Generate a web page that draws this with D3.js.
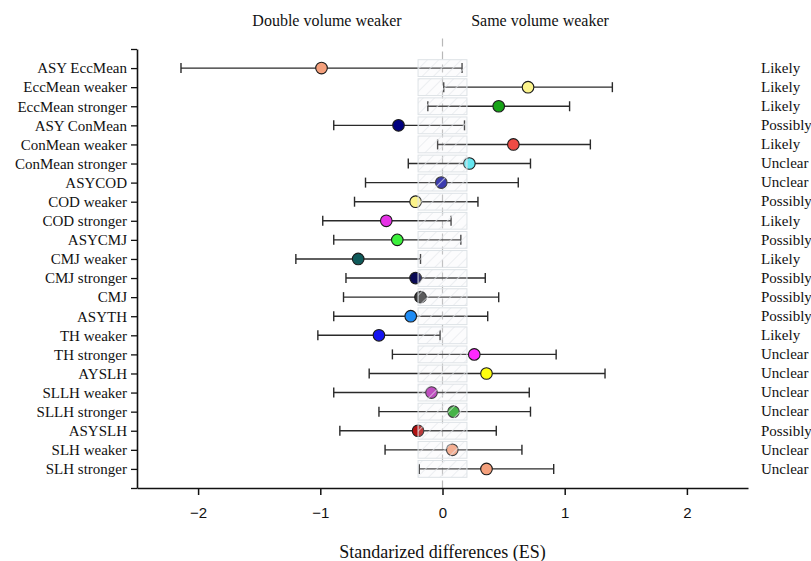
<!DOCTYPE html>
<html>
<head>
<meta charset="utf-8">
<script src="https://cdn.jsdelivr.net/npm/d3@7"></script>
<style>
  html, body { margin: 0; padding: 0; background: #fff; }
  #chart { width: 811px; height: 561px; }
</style>
</head>
<body>
<div id="chart"></div>
<script>
(function() {
  var SERIF = '"Liberation Serif", "Times New Roman", serif';
  var SANS = '"Liberation Sans", Arial, sans-serif';

  // data, top to bottom
  var labels = ['ASY EccMean', 'EccMean weaker', 'EccMean stronger', 'ASY ConMean', 'ConMean weaker', 'ConMean stronger',
    'ASYCOD', 'COD weaker', 'COD stronger', 'ASYCMJ', 'CMJ weaker', 'CMJ stronger', 'CMJ', 'ASYTH', 'TH weaker',
    'TH stronger', 'AYSLH', 'SLLH weaker', 'SLLH stronger', 'ASYSLH', 'SLH weaker', 'SLH stronger'];
  var es = [-0.99, 0.70, 0.46, -0.36, 0.58, 0.22, -0.01, -0.22, -0.46, -0.37, -0.69, -0.22, -0.18, -0.26, -0.52,
    0.26, 0.36, -0.09, 0.09, -0.20, 0.08, 0.36];
  var lower = [-2.14, 0.01, -0.12, -0.89, -0.04, -0.28, -0.63, -0.72, -0.98, -0.89, -1.20, -0.79, -0.81, -0.89, -1.02,
    -0.41, -0.60, -0.89, -0.52, -0.84, -0.47, -0.19];
  var upper = [0.16, 1.39, 1.04, 0.18, 1.21, 0.72, 0.62, 0.29, 0.07, 0.15, -0.18, 0.35, 0.46, 0.37, -0.02,
    0.93, 1.33, 0.71, 0.72, 0.44, 0.65, 0.91];
  var verdicts = ['Likely', 'Likely', 'Likely', 'Possibly', 'Likely', 'Unclear', 'Unclear', 'Possibly', 'Likely', 'Possibly',
    'Likely', 'Possibly', 'Possibly', 'Possibly', 'Likely', 'Unclear', 'Unclear', 'Unclear', 'Unclear', 'Possibly',
    'Unclear', 'Unclear'];
  var colors = ['#f4a07c', '#fcf48c', '#16a316', '#000080', '#ef4b45', '#66e6f0', '#1414a0', '#fbf38a', '#e632e6', '#3cf03c',
    '#0f5a5a', '#0a0a55', '#3a3a3a', '#1e8cf5', '#1414f0', '#ff28ff', '#ffff10', '#b42cb4', '#22a622', '#b01212',
    '#f4a07c', '#f4a07c'];
  var xTicks = [-2, -1, 0, 1, 2];
  var trivial = [-0.2, 0.2];
  var sides = ['Double volume weaker', 'Same volume weaker'];

  var rows = labels.map(function(l, i) {
    return { label: l, idx: i + 1, es: es[i], lo: lower[i], hi: upper[i], verdict: verdicts[i], color: colors[i] };
  });

  var w = 811, h = 561;
  var svg = d3.select('#chart').append('svg').attr('width', w).attr('height', h);

  var x = d3.scaleLinear().domain([-2.5, 2.5]).range([137, 748]);
  var y = d3.scaleLinear().domain([0, labels.length + 1]).range([49, 488]);

  // hatch pattern for the trivial band
  var pat = svg.append('defs').append('pattern').attr('id', 'hatch')
    .attr('patternUnits', 'userSpaceOnUse').attr('width', 8).attr('height', 8)
    .attr('patternTransform', 'rotate(45)');
  pat.append('rect').attr('width', 8).attr('height', 8).attr('fill', '#eef1f4').attr('fill-opacity', 0.18);
  pat.append('line').attr('x1', 0).attr('y1', 0).attr('x2', 0).attr('y2', 8)
    .attr('stroke', '#e4e8ec').attr('stroke-width', 1.4).attr('stroke-opacity', 0.95);

  // dashed zero line
  svg.append('line').attr('x1', x(0)).attr('x2', x(0)).attr('y1', y(-0.55)).attr('y2', y(labels.length + 1))
    .attr('stroke', '#b8b8b8').attr('stroke-width', 1.2).attr('stroke-dasharray', '8,5');

  // error bars
  var bars = svg.append('g').selectAll('g').data(rows).join('g');
  bars.append('line')
    .attr('x1', function(d) { return x(d.lo); }).attr('x2', function(d) { return x(d.hi); })
    .attr('y1', function(d) { return y(d.idx); }).attr('y2', function(d) { return y(d.idx); })
    .attr('stroke', '#2a2a2a').attr('stroke-width', 1.4);
  ['lo', 'hi'].forEach(function(k) {
    bars.append('line')
      .attr('x1', function(d) { return x(d[k]); }).attr('x2', function(d) { return x(d[k]); })
      .attr('y1', function(d) { return y(d.idx) - 5; }).attr('y2', function(d) { return y(d.idx) + 5; })
      .attr('stroke', '#2a2a2a').attr('stroke-width', 1.4);
  });

  // points
  svg.append('g').selectAll('circle').data(rows).join('circle')
    .attr('cx', function(d) { return x(d.es); })
    .attr('cy', function(d) { return y(d.idx); })
    .attr('r', 5.8)
    .attr('fill', function(d) { return d.color; })
    .attr('stroke', '#1a1a1a').attr('stroke-width', 1.1);

  // trivial band boxes on top
  var rowH = y(1) - y(0);
  svg.append('g').selectAll('rect').data(rows).join('rect')
    .attr('x', x(trivial[0])).attr('width', x(trivial[1]) - x(trivial[0]))
    .attr('y', function(d) { return y(d.idx) - rowH * 0.44; })
    .attr('height', rowH * 0.88)
    .attr('fill', 'url(#hatch)')
    .attr('stroke', '#dde2e6').attr('stroke-width', 1);

  // x axis
  svg.append('g').attr('transform', 'translate(0,' + y(labels.length + 1) + ')')
    .call(d3.axisBottom(x).tickValues(xTicks).tickSize(7).tickSizeOuter(0).tickPadding(12).tickFormat(d3.format('d')))
    .call(function(g) { g.select('.domain').attr('stroke', '#111').attr('stroke-width', 1.6); })
    .call(function(g) { g.selectAll('.tick line').attr('stroke', '#111').attr('stroke-width', 1.5); })
    .call(function(g) { g.selectAll('.tick text').attr('fill', '#111').attr('font-size', '15px').attr('font-family', SANS); });

  // y axis
  svg.append('g').attr('transform', 'translate(' + x(-2.5) + ',0)')
    .call(d3.axisLeft(y).tickValues(d3.range(0, labels.length + 2)).tickSize(6).tickSizeOuter(0).tickPadding(4)
      .tickFormat(function(d) { return labels[d - 1] || ''; }))
    .call(function(g) { g.select('.domain').attr('stroke', '#111').attr('stroke-width', 1.6); })
    .call(function(g) { g.selectAll('.tick line').attr('stroke', '#111').attr('stroke-width', 1.3); })
    .call(function(g) { g.selectAll('.tick text').attr('fill', '#111').attr('font-size', '15px').attr('font-family', SERIF); });

  // verdicts on the right
  svg.append('g').selectAll('text').data(rows).join('text')
    .attr('x', 761).attr('y', function(d) { return y(d.idx); }).attr('dy', '0.32em')
    .attr('fill', '#111').attr('font-size', '15px').attr('font-family', SERIF)
    .text(function(d) { return d.verdict; });

  // side captions
  svg.append('text').attr('x', 327).attr('y', 26).attr('text-anchor', 'middle')
    .attr('fill', '#111').attr('font-size', '16px').attr('font-family', SERIF).text(sides[0]);
  svg.append('text').attr('x', 540).attr('y', 26).attr('text-anchor', 'middle')
    .attr('fill', '#111').attr('font-size', '16px').attr('font-family', SERIF).text(sides[1]);

  // axis title
  svg.append('text').attr('x', x(0)).attr('y', 558).attr('text-anchor', 'middle')
    .attr('fill', '#111').attr('font-size', '18px').attr('font-family', SERIF)
    .text('Standarized differences (ES)');
})();
</script>
</body>
</html>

.....

What to work on
Take the listing and print it again exactly, but without any pictures.

In response
Generate a web page that draws this with D3.js.
<!DOCTYPE html>
<html>
<head>
<meta charset="utf-8">
<script src="https://cdn.jsdelivr.net/npm/d3@7"></script>
<style>
  html, body { margin: 0; padding: 0; background: #fff; }
  #chart { width: 811px; height: 561px; }
</style>
</head>
<body>
<div id="chart"></div>
<script>
(function() {
  var SERIF = '"Liberation Serif", "Times New Roman", serif';
  var SANS = '"Liberation Sans", Arial, sans-serif';

  // data, top to bottom
  var labels = ['ASY EccMean', 'EccMean weaker', 'EccMean stronger', 'ASY ConMean', 'ConMean weaker', 'ConMean stronger',
    'ASYCOD', 'COD weaker', 'COD stronger', 'ASYCMJ', 'CMJ weaker', 'CMJ stronger', 'CMJ', 'ASYTH', 'TH weaker',
    'TH stronger', 'AYSLH', 'SLLH weaker', 'SLLH stronger', 'ASYSLH', 'SLH weaker', 'SLH stronger'];
  var es = [-0.99, 0.70, 0.46, -0.36, 0.58, 0.22, -0.01, -0.22, -0.46, -0.37, -0.69, -0.22, -0.18, -0.26, -0.52,
    0.26, 0.36, -0.09, 0.09, -0.20, 0.08, 0.36];
  var lower = [-2.14, 0.01, -0.12, -0.89, -0.04, -0.28, -0.63, -0.72, -0.98, -0.89, -1.20, -0.79, -0.81, -0.89, -1.02,
    -0.41, -0.60, -0.89, -0.52, -0.84, -0.47, -0.19];
  var upper = [0.16, 1.39, 1.04, 0.18, 1.21, 0.72, 0.62, 0.29, 0.07, 0.15, -0.18, 0.35, 0.46, 0.37, -0.02,
    0.93, 1.33, 0.71, 0.72, 0.44, 0.65, 0.91];
  var verdicts = ['Likely', 'Likely', 'Likely', 'Possibly', 'Likely', 'Unclear', 'Unclear', 'Possibly', 'Likely', 'Possibly',
    'Likely', 'Possibly', 'Possibly', 'Possibly', 'Likely', 'Unclear', 'Unclear', 'Unclear', 'Unclear', 'Possibly',
    'Unclear', 'Unclear'];
  var colors = ['#f4a07c', '#fcf48c', '#16a316', '#000080', '#ef4b45', '#66e6f0', '#1414a0', '#fbf38a', '#e632e6', '#3cf03c',
    '#0f5a5a', '#0a0a55', '#3a3a3a', '#1e8cf5', '#1414f0', '#ff28ff', '#ffff10', '#b42cb4', '#22a622', '#b01212',
    '#f4a07c', '#f4a07c'];
  var xTicks = [-2, -1, 0, 1, 2];
  var trivial = [-0.2, 0.2];
  var sides = ['Double volume weaker', 'Same volume weaker'];

  var rows = labels.map(function(l, i) {
    return { label: l, idx: i + 1, es: es[i], lo: lower[i], hi: upper[i], verdict: verdicts[i], color: colors[i] };
  });

  var w = 811, h = 561;
  var svg = d3.select('#chart').append('svg').attr('width', w).attr('height', h);

  var x = d3.scaleLinear().domain([-2.5, 2.5]).range([137, 748]);
  var y = d3.scaleLinear().domain([0, labels.length + 1]).range([49, 488]);

  // hatch pattern for the trivial band
  var pat = svg.append('defs').append('pattern').attr('id', 'hatch')
    .attr('patternUnits', 'userSpaceOnUse').attr('width', 8).attr('height', 8)
    .attr('patternTransform', 'rotate(45)');
  pat.append('rect').attr('width', 8).attr('height', 8).attr('fill', '#eef1f4').attr('fill-opacity', 0.18);
  pat.append('line').attr('x1', 0).attr('y1', 0).attr('x2', 0).attr('y2', 8)
    .attr('stroke', '#e4e8ec').attr('stroke-width', 1.4).attr('stroke-opacity', 0.95);

  // dashed zero line
  svg.append('line').attr('x1', x(0)).attr('x2', x(0)).attr('y1', y(-0.55)).attr('y2', y(labels.length + 1))
    .attr('stroke', '#b8b8b8').attr('stroke-width', 1.2).attr('stroke-dasharray', '8,5');

  // error bars
  var bars = svg.append('g').selectAll('g').data(rows).join('g');
  bars.append('line')
    .attr('x1', function(d) { return x(d.lo); }).attr('x2', function(d) { return x(d.hi); })
    .attr('y1', function(d) { return y(d.idx); }).attr('y2', function(d) { return y(d.idx); })
    .attr('stroke', '#2a2a2a').attr('stroke-width', 1.4);
  ['lo', 'hi'].forEach(function(k) {
    bars.append('line')
      .attr('x1', function(d) { return x(d[k]); }).attr('x2', function(d) { return x(d[k]); })
      .attr('y1', function(d) { return y(d.idx) - 5; }).attr('y2', function(d) { return y(d.idx) + 5; })
      .attr('stroke', '#2a2a2a').attr('stroke-width', 1.4);
  });

  // points
  svg.append('g').selectAll('circle').data(rows).join('circle')
    .attr('cx', function(d) { return x(d.es); })
    .attr('cy', function(d) { return y(d.idx); })
    .attr('r', 5.8)
    .attr('fill', function(d) { return d.color; })
    .attr('stroke', '#1a1a1a').attr('stroke-width', 1.1);

  // trivial band boxes on top
  var rowH = y(1) - y(0);
  svg.append('g').selectAll('rect').data(rows).join('rect')
    .attr('x', x(trivial[0])).attr('width', x(trivial[1]) - x(trivial[0]))
    .attr('y', function(d) { return y(d.idx) - rowH * 0.44; })
    .attr('height', rowH * 0.88)
    .attr('fill', 'url(#hatch)')
    .attr('stroke', '#dde2e6').attr('stroke-width', 1);

  // x axis
  svg.append('g').attr('transform', 'translate(0,' + y(labels.length + 1) + ')')
    .call(d3.axisBottom(x).tickValues(xTicks).tickSize(7).tickSizeOuter(0).tickPadding(12).tickFormat(d3.format('d')))
    .call(function(g) { g.select('.domain').attr('stroke', '#111').attr('stroke-width', 1.6); })
    .call(function(g) { g.selectAll('.tick line').attr('stroke', '#111').attr('stroke-width', 1.5); })
    .call(function(g) { g.selectAll('.tick text').attr('fill', '#111').attr('font-size', '15px').attr('font-family', SANS); });

  // y axis
  svg.append('g').attr('transform', 'translate(' + x(-2.5) + ',0)')
    .call(d3.axisLeft(y).tickValues(d3.range(0, labels.length + 2)).tickSize(6).tickSizeOuter(0).tickPadding(4)
      .tickFormat(function(d) { return labels[d - 1] || ''; }))
    .call(function(g) { g.select('.domain').attr('stroke', '#111').attr('stroke-width', 1.6); })
    .call(function(g) { g.selectAll('.tick line').attr('stroke', '#111').attr('stroke-width', 1.3); })
    .call(function(g) { g.selectAll('.tick text').attr('fill', '#111').attr('font-size', '15px').attr('font-family', SERIF); });

  // verdicts on the right
  svg.append('g').selectAll('text').data(rows).join('text')
    .attr('x', 761).attr('y', function(d) { return y(d.idx); }).attr('dy', '0.32em')
    .attr('fill', '#111').attr('font-size', '15px').attr('font-family', SERIF)
    .text(function(d) { return d.verdict; });

  // side captions
  svg.append('text').attr('x', 327).attr('y', 26).attr('text-anchor', 'middle')
    .attr('fill', '#111').attr('font-size', '16px').attr('font-family', SERIF).text(sides[0]);
  svg.append('text').attr('x', 540).attr('y', 26).attr('text-anchor', 'middle')
    .attr('fill', '#111').attr('font-size', '16px').attr('font-family', SERIF).text(sides[1]);

  // axis title
  svg.append('text').attr('x', x(0)).attr('y', 558).attr('text-anchor', 'middle')
    .attr('fill', '#111').attr('font-size', '18px').attr('font-family', SERIF)
    .text('Standarized differences (ES)');
})();
</script>
</body>
</html>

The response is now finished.